= STATED PROBLEM =
Write out the listing below without alteration, omitting its pictures.

= PROVIDED MATERIAL =
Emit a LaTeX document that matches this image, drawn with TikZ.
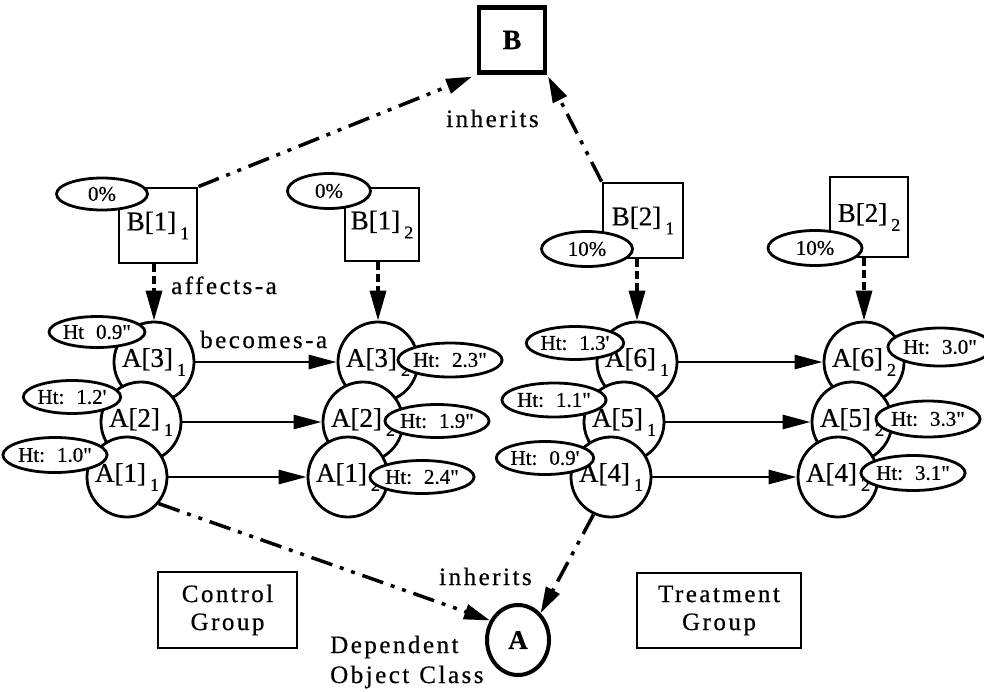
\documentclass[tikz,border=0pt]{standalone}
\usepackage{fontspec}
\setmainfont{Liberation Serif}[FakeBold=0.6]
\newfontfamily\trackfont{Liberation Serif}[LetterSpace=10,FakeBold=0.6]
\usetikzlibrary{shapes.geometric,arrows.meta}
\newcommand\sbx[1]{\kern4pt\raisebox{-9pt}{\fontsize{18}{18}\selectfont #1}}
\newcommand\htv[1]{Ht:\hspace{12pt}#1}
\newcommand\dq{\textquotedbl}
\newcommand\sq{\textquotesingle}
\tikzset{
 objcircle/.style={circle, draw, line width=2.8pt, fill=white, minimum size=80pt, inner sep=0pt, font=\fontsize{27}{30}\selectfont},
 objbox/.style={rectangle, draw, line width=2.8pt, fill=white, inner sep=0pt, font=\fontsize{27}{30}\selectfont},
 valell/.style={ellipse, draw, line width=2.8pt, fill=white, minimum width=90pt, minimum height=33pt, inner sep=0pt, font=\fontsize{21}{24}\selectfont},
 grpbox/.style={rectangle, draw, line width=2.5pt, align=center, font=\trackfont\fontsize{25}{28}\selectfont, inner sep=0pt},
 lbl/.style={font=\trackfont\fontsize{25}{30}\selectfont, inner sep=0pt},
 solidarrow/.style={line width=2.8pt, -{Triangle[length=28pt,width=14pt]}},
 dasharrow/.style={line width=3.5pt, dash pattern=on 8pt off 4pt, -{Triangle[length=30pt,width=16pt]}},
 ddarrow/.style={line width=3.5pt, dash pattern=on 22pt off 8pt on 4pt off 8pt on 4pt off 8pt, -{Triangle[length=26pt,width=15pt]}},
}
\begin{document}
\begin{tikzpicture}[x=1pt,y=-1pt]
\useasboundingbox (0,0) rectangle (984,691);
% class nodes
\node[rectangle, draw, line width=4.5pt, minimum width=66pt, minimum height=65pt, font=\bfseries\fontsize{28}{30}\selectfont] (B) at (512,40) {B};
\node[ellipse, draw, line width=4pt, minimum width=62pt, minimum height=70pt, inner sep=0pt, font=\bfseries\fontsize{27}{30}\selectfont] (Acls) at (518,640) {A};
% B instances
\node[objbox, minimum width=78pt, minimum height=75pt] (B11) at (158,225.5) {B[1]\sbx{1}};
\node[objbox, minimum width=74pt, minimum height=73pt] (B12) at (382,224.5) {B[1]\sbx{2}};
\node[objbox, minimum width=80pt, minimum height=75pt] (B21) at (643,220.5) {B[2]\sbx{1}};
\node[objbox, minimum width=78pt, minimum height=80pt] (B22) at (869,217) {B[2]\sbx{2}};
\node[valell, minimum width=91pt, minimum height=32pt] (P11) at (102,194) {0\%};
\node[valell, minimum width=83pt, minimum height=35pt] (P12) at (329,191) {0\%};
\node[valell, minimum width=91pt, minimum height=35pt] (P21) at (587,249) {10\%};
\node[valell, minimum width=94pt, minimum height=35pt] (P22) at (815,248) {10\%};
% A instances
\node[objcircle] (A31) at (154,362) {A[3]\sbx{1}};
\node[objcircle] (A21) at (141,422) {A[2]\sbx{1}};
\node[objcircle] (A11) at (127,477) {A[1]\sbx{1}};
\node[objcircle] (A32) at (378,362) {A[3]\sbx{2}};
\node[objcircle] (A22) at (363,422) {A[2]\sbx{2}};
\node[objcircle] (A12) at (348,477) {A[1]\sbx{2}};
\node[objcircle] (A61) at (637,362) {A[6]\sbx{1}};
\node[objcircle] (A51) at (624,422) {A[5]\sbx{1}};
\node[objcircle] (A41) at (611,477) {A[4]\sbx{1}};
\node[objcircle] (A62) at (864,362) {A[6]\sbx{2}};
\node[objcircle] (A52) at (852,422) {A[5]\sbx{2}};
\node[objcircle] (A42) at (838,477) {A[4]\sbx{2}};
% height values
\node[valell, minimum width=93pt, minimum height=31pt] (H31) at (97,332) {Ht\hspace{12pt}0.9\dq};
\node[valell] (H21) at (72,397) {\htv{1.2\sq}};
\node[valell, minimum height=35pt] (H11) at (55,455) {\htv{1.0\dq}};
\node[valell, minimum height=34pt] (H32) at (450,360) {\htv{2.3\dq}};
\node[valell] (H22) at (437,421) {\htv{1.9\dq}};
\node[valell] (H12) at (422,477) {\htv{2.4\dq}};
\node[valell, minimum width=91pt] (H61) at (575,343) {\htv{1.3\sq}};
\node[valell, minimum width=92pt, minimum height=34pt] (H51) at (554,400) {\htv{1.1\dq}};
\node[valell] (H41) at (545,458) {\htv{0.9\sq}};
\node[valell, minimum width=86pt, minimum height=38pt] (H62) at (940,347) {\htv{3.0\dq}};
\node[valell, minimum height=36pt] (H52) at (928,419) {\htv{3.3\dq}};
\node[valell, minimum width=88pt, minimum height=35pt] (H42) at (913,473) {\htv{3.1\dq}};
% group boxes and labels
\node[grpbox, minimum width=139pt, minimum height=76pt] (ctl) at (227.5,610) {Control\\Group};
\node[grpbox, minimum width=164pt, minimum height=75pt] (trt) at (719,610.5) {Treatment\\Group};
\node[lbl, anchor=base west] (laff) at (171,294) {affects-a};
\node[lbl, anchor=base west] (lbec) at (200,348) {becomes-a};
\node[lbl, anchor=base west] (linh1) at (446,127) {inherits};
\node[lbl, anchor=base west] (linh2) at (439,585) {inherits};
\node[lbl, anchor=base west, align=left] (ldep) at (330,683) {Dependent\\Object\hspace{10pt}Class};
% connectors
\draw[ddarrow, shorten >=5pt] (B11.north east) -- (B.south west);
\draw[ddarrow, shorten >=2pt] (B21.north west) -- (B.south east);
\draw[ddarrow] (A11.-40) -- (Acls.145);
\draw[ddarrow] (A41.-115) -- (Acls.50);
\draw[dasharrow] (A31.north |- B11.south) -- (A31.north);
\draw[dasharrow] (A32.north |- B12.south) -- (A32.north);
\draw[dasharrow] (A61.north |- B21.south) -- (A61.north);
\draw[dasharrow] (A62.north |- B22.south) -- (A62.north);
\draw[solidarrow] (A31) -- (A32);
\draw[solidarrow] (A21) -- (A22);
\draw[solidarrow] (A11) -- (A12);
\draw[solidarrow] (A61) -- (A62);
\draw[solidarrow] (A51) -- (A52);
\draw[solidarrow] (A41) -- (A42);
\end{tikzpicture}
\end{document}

= FINISHED TASK =
Emit a LaTeX document that matches this image, drawn with TikZ.
\documentclass[tikz,border=0pt]{standalone}
\usepackage{fontspec}
\setmainfont{Liberation Serif}[FakeBold=0.6]
\newfontfamily\trackfont{Liberation Serif}[LetterSpace=10,FakeBold=0.6]
\usetikzlibrary{shapes.geometric,arrows.meta}
\newcommand\sbx[1]{\kern4pt\raisebox{-9pt}{\fontsize{18}{18}\selectfont #1}}
\newcommand\htv[1]{Ht:\hspace{12pt}#1}
\newcommand\dq{\textquotedbl}
\newcommand\sq{\textquotesingle}
\tikzset{
 objcircle/.style={circle, draw, line width=2.8pt, fill=white, minimum size=80pt, inner sep=0pt, font=\fontsize{27}{30}\selectfont},
 objbox/.style={rectangle, draw, line width=2.8pt, fill=white, inner sep=0pt, font=\fontsize{27}{30}\selectfont},
 valell/.style={ellipse, draw, line width=2.8pt, fill=white, minimum width=90pt, minimum height=33pt, inner sep=0pt, font=\fontsize{21}{24}\selectfont},
 grpbox/.style={rectangle, draw, line width=2.5pt, align=center, font=\trackfont\fontsize{25}{28}\selectfont, inner sep=0pt},
 lbl/.style={font=\trackfont\fontsize{25}{30}\selectfont, inner sep=0pt},
 solidarrow/.style={line width=2.8pt, -{Triangle[length=28pt,width=14pt]}},
 dasharrow/.style={line width=3.5pt, dash pattern=on 8pt off 4pt, -{Triangle[length=30pt,width=16pt]}},
 ddarrow/.style={line width=3.5pt, dash pattern=on 22pt off 8pt on 4pt off 8pt on 4pt off 8pt, -{Triangle[length=26pt,width=15pt]}},
}
\begin{document}
\begin{tikzpicture}[x=1pt,y=-1pt]
\useasboundingbox (0,0) rectangle (984,691);
% class nodes
\node[rectangle, draw, line width=4.5pt, minimum width=66pt, minimum height=65pt, font=\bfseries\fontsize{28}{30}\selectfont] (B) at (512,40) {B};
\node[ellipse, draw, line width=4pt, minimum width=62pt, minimum height=70pt, inner sep=0pt, font=\bfseries\fontsize{27}{30}\selectfont] (Acls) at (518,640) {A};
% B instances
\node[objbox, minimum width=78pt, minimum height=75pt] (B11) at (158,225.5) {B[1]\sbx{1}};
\node[objbox, minimum width=74pt, minimum height=73pt] (B12) at (382,224.5) {B[1]\sbx{2}};
\node[objbox, minimum width=80pt, minimum height=75pt] (B21) at (643,220.5) {B[2]\sbx{1}};
\node[objbox, minimum width=78pt, minimum height=80pt] (B22) at (869,217) {B[2]\sbx{2}};
\node[valell, minimum width=91pt, minimum height=32pt] (P11) at (102,194) {0\%};
\node[valell, minimum width=83pt, minimum height=35pt] (P12) at (329,191) {0\%};
\node[valell, minimum width=91pt, minimum height=35pt] (P21) at (587,249) {10\%};
\node[valell, minimum width=94pt, minimum height=35pt] (P22) at (815,248) {10\%};
% A instances
\node[objcircle] (A31) at (154,362) {A[3]\sbx{1}};
\node[objcircle] (A21) at (141,422) {A[2]\sbx{1}};
\node[objcircle] (A11) at (127,477) {A[1]\sbx{1}};
\node[objcircle] (A32) at (378,362) {A[3]\sbx{2}};
\node[objcircle] (A22) at (363,422) {A[2]\sbx{2}};
\node[objcircle] (A12) at (348,477) {A[1]\sbx{2}};
\node[objcircle] (A61) at (637,362) {A[6]\sbx{1}};
\node[objcircle] (A51) at (624,422) {A[5]\sbx{1}};
\node[objcircle] (A41) at (611,477) {A[4]\sbx{1}};
\node[objcircle] (A62) at (864,362) {A[6]\sbx{2}};
\node[objcircle] (A52) at (852,422) {A[5]\sbx{2}};
\node[objcircle] (A42) at (838,477) {A[4]\sbx{2}};
% height values
\node[valell, minimum width=93pt, minimum height=31pt] (H31) at (97,332) {Ht\hspace{12pt}0.9\dq};
\node[valell] (H21) at (72,397) {\htv{1.2\sq}};
\node[valell, minimum height=35pt] (H11) at (55,455) {\htv{1.0\dq}};
\node[valell, minimum height=34pt] (H32) at (450,360) {\htv{2.3\dq}};
\node[valell] (H22) at (437,421) {\htv{1.9\dq}};
\node[valell] (H12) at (422,477) {\htv{2.4\dq}};
\node[valell, minimum width=91pt] (H61) at (575,343) {\htv{1.3\sq}};
\node[valell, minimum width=92pt, minimum height=34pt] (H51) at (554,400) {\htv{1.1\dq}};
\node[valell] (H41) at (545,458) {\htv{0.9\sq}};
\node[valell, minimum width=86pt, minimum height=38pt] (H62) at (940,347) {\htv{3.0\dq}};
\node[valell, minimum height=36pt] (H52) at (928,419) {\htv{3.3\dq}};
\node[valell, minimum width=88pt, minimum height=35pt] (H42) at (913,473) {\htv{3.1\dq}};
% group boxes and labels
\node[grpbox, minimum width=139pt, minimum height=76pt] (ctl) at (227.5,610) {Control\\Group};
\node[grpbox, minimum width=164pt, minimum height=75pt] (trt) at (719,610.5) {Treatment\\Group};
\node[lbl, anchor=base west] (laff) at (171,294) {affects-a};
\node[lbl, anchor=base west] (lbec) at (200,348) {becomes-a};
\node[lbl, anchor=base west] (linh1) at (446,127) {inherits};
\node[lbl, anchor=base west] (linh2) at (439,585) {inherits};
\node[lbl, anchor=base west, align=left] (ldep) at (330,683) {Dependent\\Object\hspace{10pt}Class};
% connectors
\draw[ddarrow, shorten >=5pt] (B11.north east) -- (B.south west);
\draw[ddarrow, shorten >=2pt] (B21.north west) -- (B.south east);
\draw[ddarrow] (A11.-40) -- (Acls.145);
\draw[ddarrow] (A41.-115) -- (Acls.50);
\draw[dasharrow] (A31.north |- B11.south) -- (A31.north);
\draw[dasharrow] (A32.north |- B12.south) -- (A32.north);
\draw[dasharrow] (A61.north |- B21.south) -- (A61.north);
\draw[dasharrow] (A62.north |- B22.south) -- (A62.north);
\draw[solidarrow] (A31) -- (A32);
\draw[solidarrow] (A21) -- (A22);
\draw[solidarrow] (A11) -- (A12);
\draw[solidarrow] (A61) -- (A62);
\draw[solidarrow] (A51) -- (A52);
\draw[solidarrow] (A41) -- (A42);
\end{tikzpicture}
\end{document}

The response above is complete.